Yesterday, as my son, Bill, and I left the pharmacy on Marsh Street, in down town San Luis Obispo, we passed a man with reddish hair and a sad face. As we walked by, I was strongly aware of his feelings of despair, but he didn't ask for anything, so I continued on.
"Do you give people money even when they don't ask for it?" I asked Bill. He said,
"Yeah, I do, when I can tell they need it."
"I wanted to give something to that man in front of CVS. He looked so miserable."
"I noticed him, too. Maybe he'll still be there when we go back to pick up my prescription."
Later, when we came out of the pharmacy, we saw him again. This time he approached us, and asked for help.
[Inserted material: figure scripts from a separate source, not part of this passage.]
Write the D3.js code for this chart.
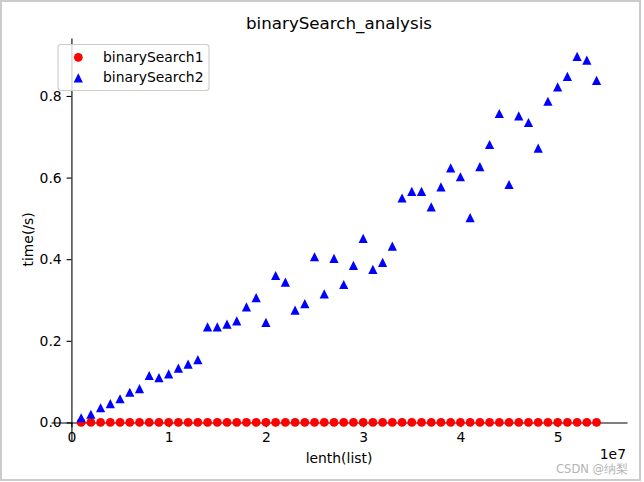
<!DOCTYPE html>
<html><head><meta charset="utf-8">
<script src="https://cdn.jsdelivr.net/npm/d3@7"></script>
<style>
body{margin:0;background:#fff}
svg{display:block}
text{font-family:"DejaVu Sans",sans-serif}
</style>
</head><body>
<svg id="c" width="644" height="482"></svg>
<script>
const lengths = [1000000,2000000,3000000,4000000,5000000,6000000,7000000,8000000,9000000,10000000,
  11000000,12000000,13000000,14000000,15000000,16000000,17000000,18000000,19000000,20000000,
  21000000,22000000,23000000,24000000,25000000,26000000,27000000,28000000,29000000,30000000,
  31000000,32000000,33000000,34000000,35000000,36000000,37000000,38000000,39000000,40000000,
  41000000,42000000,43000000,44000000,45000000,46000000,47000000,48000000,49000000,50000000,
  51000000,52000000,53000000,54000000];
const binarySearch1 = [0.00001,0.00001,0.00001,0.00001,0.00001,0.00001,0.00001,0.00001,0.00001,0.00001,
  0.00001,0.00001,0.00001,0.00001,0.00001,0.00001,0.00001,0.00001,0.00001,0.00001,
  0.00001,0.00001,0.00001,0.00001,0.00001,0.00001,0.00001,0.00001,0.00001,0.00001,
  0.00001,0.00001,0.00001,0.00001,0.00001,0.00001,0.00001,0.00001,0.00001,0.00001,
  0.00001,0.00001,0.00001,0.00001,0.00001,0.00001,0.00001,0.00001,0.00001,0.00001,
  0.00001,0.00001,0.00001,0.00001];
const binarySearch2 = [0.0115,0.020,0.036,0.046,0.058,0.074,0.083,0.115,0.110,0.119,
  0.133,0.143,0.154,0.234,0.234,0.241,0.249,0.283,0.306,0.245,
  0.360,0.344,0.275,0.291,0.406,0.315,0.402,0.338,0.385,0.451,
  0.375,0.392,0.432,0.550,0.566,0.566,0.528,0.577,0.624,0.602,
  0.502,0.627,0.681,0.757,0.583,0.751,0.735,0.672,0.787,0.822,
  0.848,0.897,0.888,0.838];
const xTicks = [0,10000000,20000000,30000000,40000000,50000000];
const xTickLabels = ["0","1","2","3","4","5"];
const yTicks = [0,0.2,0.4,0.6,0.8];
const yTickLabels = ["0.0","0.2","0.4","0.6","0.8"];
const seriesNames = ["binarySearch1","binarySearch2"];
const seriesColors = ["#ff0000","#0000ff"];

(function(){
const svg = d3.select("#c");
const pL = 51, pR = 627, pT = 38, pB = 440.8;
const x = d3.scaleLinear().domain([-2100000, 57130000]).range([pL, pR]);
const y = d3.scaleLinear().domain([-0.045, 0.942]).range([pB, pT]);

// outer border
svg.append("rect").attr("x",1).attr("y",1).attr("width",639).attr("height",479)
  .attr("fill","none").attr("stroke","#cccccc").attr("stroke-width",2);

// title
svg.append("text").attr("x",(pL+pR)/2).attr("y",29).attr("text-anchor","middle")
  .attr("font-size","16.7px").attr("fill","#000").text("binarySearch_analysis");

const tk = 4.86, pad = 4.86;
const xAxis = d3.axisBottom(x).tickValues(xTicks).tickFormat((d,i)=>xTickLabels[i])
  .tickSize(tk).tickSizeOuter(0).tickPadding(pad);
const yAxis = d3.axisLeft(y).tickValues(yTicks).tickFormat((d,i)=>yTickLabels[i])
  .tickSize(tk).tickSizeOuter(0).tickPadding(pad);

const gx = svg.append("g").attr("transform",`translate(0,${y(0)})`).call(xAxis);
const gy = svg.append("g").attr("transform",`translate(${x(0)},0)`).call(yAxis);
[gx,gy].forEach(g=>{
  g.selectAll("path.domain").attr("stroke","#000").attr("stroke-width",1.1);
  g.selectAll(".tick line").attr("stroke","#000").attr("stroke-width",1.1);
  g.selectAll(".tick text").attr("fill","#000").attr("font-size","13.9px")
    .attr("font-family","'DejaVu Sans',sans-serif");
});

// offset text
svg.append("text").attr("x",626).attr("y",459).attr("text-anchor","end")
  .attr("font-size","13.9px").text("1e7");

// axis labels
svg.append("text").attr("x",(pL+pR)/2).attr("y",463).attr("text-anchor","middle")
  .attr("font-size","13.9px").text("lenth(list)");
svg.append("text").attr("transform",`translate(32.5,${(pT+pB)/2}) rotate(-90)`)
  .attr("text-anchor","middle").attr("font-size","13.9px").text("time(/s)");

// markers
const triPath = (s)=>`M0,${-s}L${s},${s}L${-s},${s}Z`;
svg.append("g").selectAll("circle").data(lengths).join("circle")
  .attr("cx",(d)=>x(d)).attr("cy",(d,i)=>y(binarySearch1[i])).attr("r",4.4)
  .attr("fill",seriesColors[0]);
svg.append("g").selectAll("path").data(lengths).join("path")
  .attr("transform",(d,i)=>`translate(${x(d)},${y(binarySearch2[i])})`)
  .attr("d",triPath(4.6)).attr("fill",seriesColors[1]);

// legend
const lg = svg.append("g");
lg.append("rect").attr("x",58).attr("y",44.5).attr("width",151).attr("height",46)
  .attr("rx",3).attr("fill","#fff").attr("fill-opacity",0.8)
  .attr("stroke","#cccccc").attr("stroke-width",1.1);
lg.append("circle").attr("cx",78.3).attr("cy",57.3).attr("r",4.4).attr("fill",seriesColors[0]);
lg.append("path").attr("transform","translate(78.3,77.8)").attr("d",triPath(4.6)).attr("fill",seriesColors[1]);
lg.append("text").attr("x",103).attr("y",61.8).attr("font-size","13.9px").text(seriesNames[0]);
lg.append("text").attr("x",103).attr("y",82.3).attr("font-size","13.9px").text(seriesNames[1]);

// watermark
svg.append("text").attr("x",628).attr("y",473).attr("text-anchor","end")
  .attr("font-family","'Noto Sans CJK SC',sans-serif").attr("font-size","11.5px")
  .attr("fill","#b4b4b4").text("CSDN @纳梨");
})();
</script>
</body></html>
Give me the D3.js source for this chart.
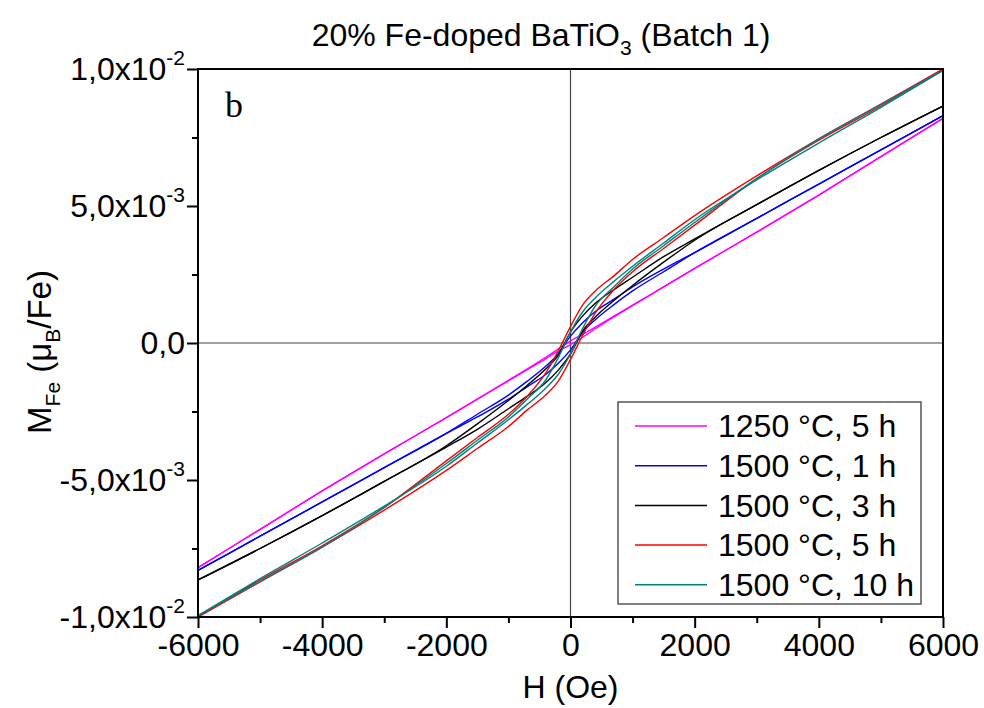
<!DOCTYPE html>
<html>
<head>
<meta charset="utf-8">
<script src="https://cdn.jsdelivr.net/npm/d3@7"></script>
<style>
  body { margin: 0; background: #fff; }
  text { font-family: "Liberation Sans", Arial, sans-serif; fill: #000; }
</style>
</head>
<body>
<svg id="chart" width="984" height="708"></svg>
<script>
// Applied field grid (Oe) shared by every branch
const fieldGrid = [-6000, -5000, -4000, -3000, -2000, -1500, -1000, -700, -400, -200, 0,
                   200, 400, 700, 1000, 1500, 2000, 3000, 4000, 5000, 6000];

// Magnetisation per Fe in units of 1e-3 muB; "Desc" = branch swept down from +H, "Asc" = swept up from -H
const m1250c5hDesc = [-8.2, -6.8, -5.4, -4.05, -2.72, -2.05, -1.36, -0.95, -0.52, -0.22, 0.08,
                      0.32, 0.58, 0.98, 1.38, 2.05, 2.72, 4.05, 5.4, 6.8, 8.2];
const m1250c5hAsc  = [-8.2, -6.8, -5.4, -4.05, -2.72, -2.05, -1.38, -0.98, -0.58, -0.3, -0.06,
                      0.22, 0.52, 0.95, 1.36, 2.05, 2.72, 4.05, 5.4, 6.8, 8.2];

const m1500c1hDesc = [-8.3, -7.05, -5.8, -4.55, -3.3, -2.6, -1.9, -1.4, -0.85, -0.4, 0.25,
                      0.75, 1.15, 1.6, 2.05, 2.7, 3.3, 4.55, 5.8, 7.05, 8.3];
const m1500c1hAsc  = [-8.3, -7.05, -5.8, -4.55, -3.3, -2.7, -2.05, -1.6, -1.15, -0.75, -0.25,
                      0.4, 0.85, 1.4, 1.9, 2.6, 3.3, 4.55, 5.8, 7.05, 8.3];

const m1500c3hDesc = [-8.65, -7.5, -6.3, -5.05, -3.75, -2.95, -2.1, -1.55, -0.95, -0.45, 0.4,
                      1.0, 1.45, 1.95, 2.4, 3.15, 3.8, 5.05, 6.3, 7.5, 8.65];
const m1500c3hAsc  = [-8.65, -7.5, -6.3, -5.05, -3.8, -3.15, -2.4, -1.95, -1.45, -1.0, -0.4,
                      0.45, 0.95, 1.55, 2.1, 2.95, 3.75, 5.05, 6.3, 7.5, 8.65];

const m1500c5hDesc = [-10.0, -8.65, -7.4, -6.0, -4.3, -3.45, -2.6, -1.95, -1.1, -0.3, 0.6,
                      1.4, 1.9, 2.45, 3.05, 3.85, 4.65, 6.1, 7.45, 8.72, 10.0];
const m1500c5hAsc  = [-10.0, -8.72, -7.45, -6.1, -4.65, -3.85, -3.05, -2.45, -1.9, -1.4, -0.6,
                      0.3, 1.1, 1.95, 2.6, 3.45, 4.3, 6.0, 7.4, 8.65, 10.0];

const m1500c10hDesc = [-9.95, -8.7, -7.45, -6.0, -4.4, -3.55, -2.7, -2.05, -1.35, -0.55, 0.4,
                       1.15, 1.65, 2.25, 2.8, 3.65, 4.5, 5.95, 7.3, 8.6, 9.95];
const m1500c10hAsc  = [-9.95, -8.6, -7.3, -5.95, -4.5, -3.65, -2.8, -2.25, -1.65, -1.15, -0.4,
                       0.55, 1.35, 2.05, 2.7, 3.55, 4.4, 6.0, 7.45, 8.7, 9.95];

const seriesLabels = ["1250 \u00B0C, 5 h", "1500 \u00B0C, 1 h", "1500 \u00B0C, 3 h",
                      "1500 \u00B0C, 5 h", "1500 \u00B0C, 10 h"];
const seriesColors = ["#ff00ff", "#0000ff", "#000000", "#ff0000", "#008080"];
const seriesBranches = [
  [m1250c5hDesc, m1250c5hAsc],
  [m1500c1hDesc, m1500c1hAsc],
  [m1500c3hDesc, m1500c3hAsc],
  [m1500c5hDesc, m1500c5hAsc],
  [m1500c10hDesc, m1500c10hAsc]
];

// Axis ticks
const xTicks = [-6000, -4000, -2000, 0, 2000, 4000, 6000];
const xMinorTicks = [-5000, -3000, -1000, 1000, 3000, 5000];
const yTicks = [-0.01, -0.005, 0, 0.005, 0.01];
const yMinorTicks = [-0.0075, -0.0025, 0.0025, 0.0075];
const yTickMantissa = ["-1,0x10", "-5,0x10", "0,0", "5,0x10", "1,0x10"];
const yTickExponent = ["-2", "-3", "", "-3", "-2"];

const svg = d3.select("#chart");
const plotLeft = 198, plotRight = 943, plotTop = 69, plotBottom = 617;

const x = d3.scaleLinear().domain([-6000, 6000]).range([plotLeft, plotRight]);
const y = d3.scaleLinear().domain([-0.01, 0.01]).range([plotBottom, plotTop]);

// Zero cross-hair lines
svg.append("line").attr("x1", x(0)).attr("x2", x(0)).attr("y1", plotTop).attr("y2", plotBottom)
  .attr("stroke", "#444").attr("stroke-width", 1.2);
svg.append("line").attr("x1", plotLeft).attr("x2", plotRight).attr("y1", y(0)).attr("y2", y(0))
  .attr("stroke", "#444").attr("stroke-width", 1.2);

// Curves
const line = d3.line()
  .x(d => x(d[0]))
  .y(d => y(d[1] * 1e-3))
  .curve(d3.curveMonotoneX);

const plot = svg.append("g");
seriesBranches.forEach((branches, i) => {
  branches.forEach(vals => {
    const pts = fieldGrid.map((h, k) => [h, vals[k]]);
    plot.append("path")
      .attr("d", line(pts))
      .attr("fill", "none")
      .attr("stroke", seriesColors[i])
      .attr("stroke-width", 1.4);
  });
});

// Frame
svg.append("rect").attr("x", plotLeft).attr("y", plotTop)
  .attr("width", plotRight - plotLeft).attr("height", plotBottom - plotTop)
  .attr("fill", "none").attr("stroke", "#000").attr("stroke-width", 2);

// X axis
const xAxis = svg.append("g").attr("transform", `translate(0,${plotBottom})`)
  .call(d3.axisBottom(x).tickValues(xTicks).tickSize(11).tickPadding(5).tickFormat(d => String(d)));
svg.append("g").attr("transform", `translate(0,${plotBottom})`)
  .call(d3.axisBottom(x).tickValues(xMinorTicks).tickSize(6).tickFormat(""));

// Y axis
const yAxis = svg.append("g").attr("transform", `translate(${plotLeft},0)`)
  .call(d3.axisLeft(y).tickValues(yTicks).tickSize(11).tickPadding(4).tickFormat(""));
svg.append("g").attr("transform", `translate(${plotLeft},0)`)
  .call(d3.axisLeft(y).tickValues(yMinorTicks).tickSize(6).tickFormat(""));

svg.selectAll(".domain").remove();
svg.selectAll(".tick line").attr("stroke", "#000").attr("stroke-width", 2);

xAxis.selectAll(".tick text").attr("font-size", 32).attr("fill", "#000")
  .attr("font-family", "Liberation Sans, Arial, sans-serif");

yAxis.selectAll(".tick text").each(function (d, i) {
  const t = d3.select(this)
    .attr("font-size", 32)
    .attr("font-family", "Liberation Sans, Arial, sans-serif")
    .attr("fill", "#000")
    .attr("x", -13)
    .attr("dy", "0.34em")
    .attr("text-anchor", "end");
  t.text(null);
  t.append("tspan").text(yTickMantissa[i]);
  if (yTickExponent[i]) {
    t.append("tspan").attr("font-size", 21).attr("dy", "-0.75em").text(yTickExponent[i]);
  }
});

// Title
const title = svg.append("text").attr("x", 541).attr("y", 46)
  .attr("text-anchor", "middle").attr("font-size", 32);
title.append("tspan").text("20% Fe-doped BaTiO");
title.append("tspan").attr("font-size", 21).attr("dy", 9).text("3");
title.append("tspan").attr("dy", -9).text(" (Batch 1)");

// Axis titles
svg.append("text").attr("x", x(0)).attr("y", 698)
  .attr("text-anchor", "middle").attr("font-size", 32).text("H (Oe)");

const yTitle = svg.append("text")
  .attr("transform", `translate(51,352) rotate(-90)`)
  .attr("text-anchor", "middle").attr("font-size", 33);
yTitle.append("tspan").text("M");
yTitle.append("tspan").attr("font-size", 21).attr("dy", 9).text("Fe");
yTitle.append("tspan").attr("dy", -9).text(" (\u03BC");
yTitle.append("tspan").attr("font-size", 21).attr("dy", 9).text("B");
yTitle.append("tspan").attr("dy", -9).text("/Fe)");

// Panel letter
svg.append("text").attr("x", 225).attr("y", 117)
  .style("font-family", "'Liberation Serif', 'Times New Roman', serif")
  .attr("font-size", 36).text("b");

// Legend
const legend = svg.append("g");
legend.append("rect").attr("x", 618).attr("y", 402).attr("width", 303).attr("height", 202)
  .attr("fill", "#fff").attr("stroke", "#555").attr("stroke-width", 1.5);
seriesLabels.forEach((lab, i) => {
  const ry = 426 + i * 39.7;
  legend.append("line").attr("x1", 635).attr("x2", 707).attr("y1", ry).attr("y2", ry)
    .attr("stroke", seriesColors[i]).attr("stroke-width", 1.5);
  legend.append("text").attr("x", 718).attr("y", ry).attr("dy", "0.35em")
    .attr("font-size", 32).text(lab);
});
</script>
</body>
</html>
"Could you spare a little money, so I can get something to eat?" Bill and I both dug in our wallets for something to give him.
"It was so cold last night, I couldn't get warm...and I was hungry. I'm still hungry." We both gave him some money, saying we wished it could be more. His face brightened into a smile, he thanked us, and started off down Marsh Street.
This poor guy kept returning to my mind. We could tell he was new at asking for money, reluctant to do it, but driven by need.
I thought about how easy it is, now, for people to fall out of the system and become homeless. It hasn't ever happened to me, but it could have. I have often been on the edge, financially, wondering how I would pay the rent. Somehow, I always did.
I live on a tiny income in a mobile home park. I own my home, free and clear, because I bought it years ago when mobile homes were cheap. I don't feel poverty stricken, and yet technically, I am below the poverty level. Even so, what a chasm there is between me and the redhaired man who is hungry and homeless!
My house is warm and dry, I have a bed to sleep in and food to eat. I have a studio in which to paint and a computer to write on. I have musical instruments to play and books to read. There are geraniums, succulents, trees, and a beautiful bougainvillea growing in my back yard. My son, Bobby Jameson, owns the house with me, lives here, and is the reason it is warm and dry even though the roof is 40 years old. He worked on it for months to be sure it could withstand the winter rains, and it has.
So I feel rich. I have everything I need. But the homeless man with red hair has nothing he needs, except the clothes he wears. And you can multiply this man by the hundreds, just in this one town. Worse than that, many of the homeless are women and children.
This breaks my heart. If only I could help! That is, with more than just a couple of dollars.
I grew up in the depression. There were many homeless then too. We called them "hoboes," and we would feed them when they came to our house hungry. They wandered about, "rode the rails," and lived however they could. We were far from rich, but seemed to have everything in comparison to the hoboes. I wished I could help them, and so did my mother, but all we could do was give them food when they happened to come, and now and then a hat, or a sweater, or a pair of shoes.
This disparity of fortune is heart-wrenching. The only positive side to it is that it makes me appreciate all that I have. Because of the homeless man with red hair, I know I am truly rich.